A quiet revolution : the changing nature of the EU's common commercial policy
Title: A quiet revolution : the changing nature of the EU's common commercial policy
Author: CREMONA, Marise
Citation: Marc BUNGENBERG, Markus KRAJEWSKI, Christian TAMS, Jörg Philipp TERHECHTE and Andreas R. ZIEGLER (eds), European yearbook of international economic law 2017, Cham : Springer International Publishing, 2017, European yearbook of international economic law ; 8, pp. 3-34
ISBN: 9783319588322; 9783319588315
This paper assesses the development of the EU’s Common Commercial Policy (CCP) since the coming into force of the Lisbon Treaty. It argues that we have witnessed a “quiet revolution” in EU trade policy. Three major changes are identified. First, the extension of the CCP to include trade in services, the commercial aspects of intellectual property and foreign direct investment. Second is the embedding of EU trade policy into the Union’s overall principles and objectives, providing a framework for the broad discretion left by the Treaty to trade policy-makers. Third is the change to the decision-making structures of trade policy.

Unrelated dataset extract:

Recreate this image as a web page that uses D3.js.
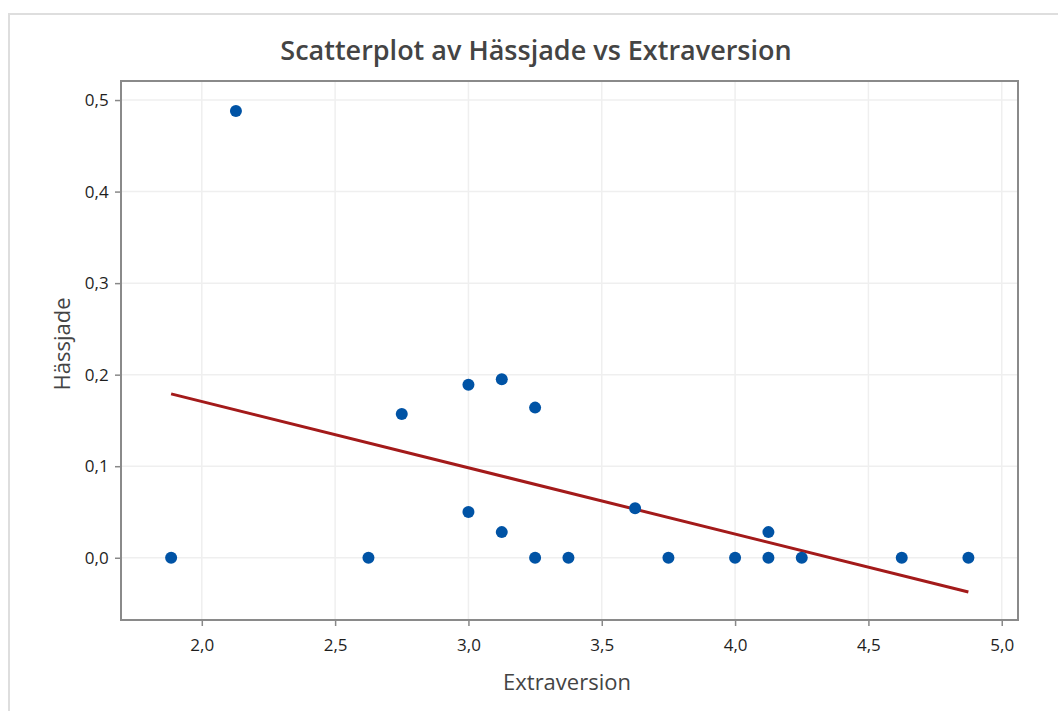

The Commission still plays a key strategic role, but the Commission’s key interlocutors now include the European Parliament as well as the Council. The European Parliament has the power to consent to – or to withhold consent from – trade agreements and has proved willing to use its power. Working together with a renewed political and public interest in trade policy, in the wake of several contentious agreements, this new dynamic has led to calls for, and significant progress towards, greater transparency in the negotiation of trade agreements.